Let's not kid ourselves: Today's enterprise is still largely a Windows world.
And with the new improved Windows 10, Microsoft will surely rule the roost for some time. Will it do so ten years from now? Perhaps not.
Writing earlier this week for Tech.Pinions, Tim Bajarin has an interesting take on the next wave of enterprise workers who won't want to live in that world of Windows.

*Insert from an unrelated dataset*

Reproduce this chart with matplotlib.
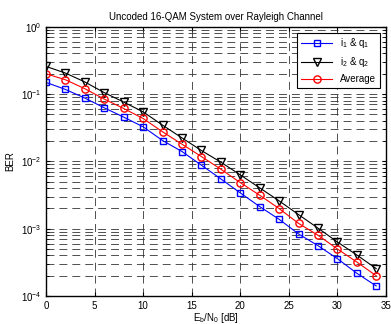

"This younger generation does use PCs. However, they actually spend the most time on their iPhones and iPads and Macs are mostly relegated to serious productivity projects. More importantly, they know iOS inside and out as they spend much more of their day in this operating system then they do on any computer they have. I believe Apple understands this better than anyone and their most recent iPad Pro is a nod to this trend. More importantly, I see Apple using this to drive millennials towards making iOS their OS of choice as they move into their careers and new jobs. In fact, within 5-7 years, I suspect Windows will not even be of interest to this younger set, as iOS will be the device operating system that dominates their work and personal lifestyles."
I think Bajarin is more right than wrong here.
Indeed, that's why earlier this month, I said I may go "all in" on iOS with an iPad Pro and ditch my laptops.
No, I don't work in an enterprise these days. I did spend 15 years in corporate I.T., however, and have a grasp of the way enterprises work. That's why I'd never suggest the entire corporate world make the switch: There are still plenty of good reasons to run an enterprise on Microsoft products, both on the front and back ends.
I'd argue that we're in a slow, methodical transition however. One that could result in less reliance on Windows and more on a slimmer, lighter environment that still lets you get work done.
Look around and you can see the signs of that transition. The biggest one perhaps is Apple's partnership with IBM that's resulting in software applications across multiple industries, ranging from health care to sales to financial activities.
But you don't need to look to IBM and Apple to understand Bajarin's point. Look closer to home.
My kids, for example, are involved in numerous activities and sports. And when I talk to the parents of other children at these events, the conversation nearly always turns to how mobile technology is affecting the younger generation.
And without fail, a comment like this surfaces in the conversation, "My kids will grow up without knowing what Windows is. And even if they do, I don't think their kids will."
Granted, there are still a multitude of Windows users in schools, colleges and so forth. Even there, however, you can see the signs of change: There's a growing number of iPads (and Chromebooks) finding their way into the classroom. And in the personal lives of these kids, Microsoft isn't number one: They're on iPhones and iPads for fun and games, not to mention social apps.
To be sure, iOS isn't the current answer for every enterprise worker today. Bajarin is thinking ahead though, to the enterprise workers of the future. And what is that group using today? Lots and lots of iOS devices.
Apple needs to keep maturing the hardware and underlying platform -- something it's doing with the iPad Pro -- to keep the next wave of information workers on board. As the hardware and iOS itself gets more powerful, the enterprise apps of tomorrow will follow.
In some cases, they're already here.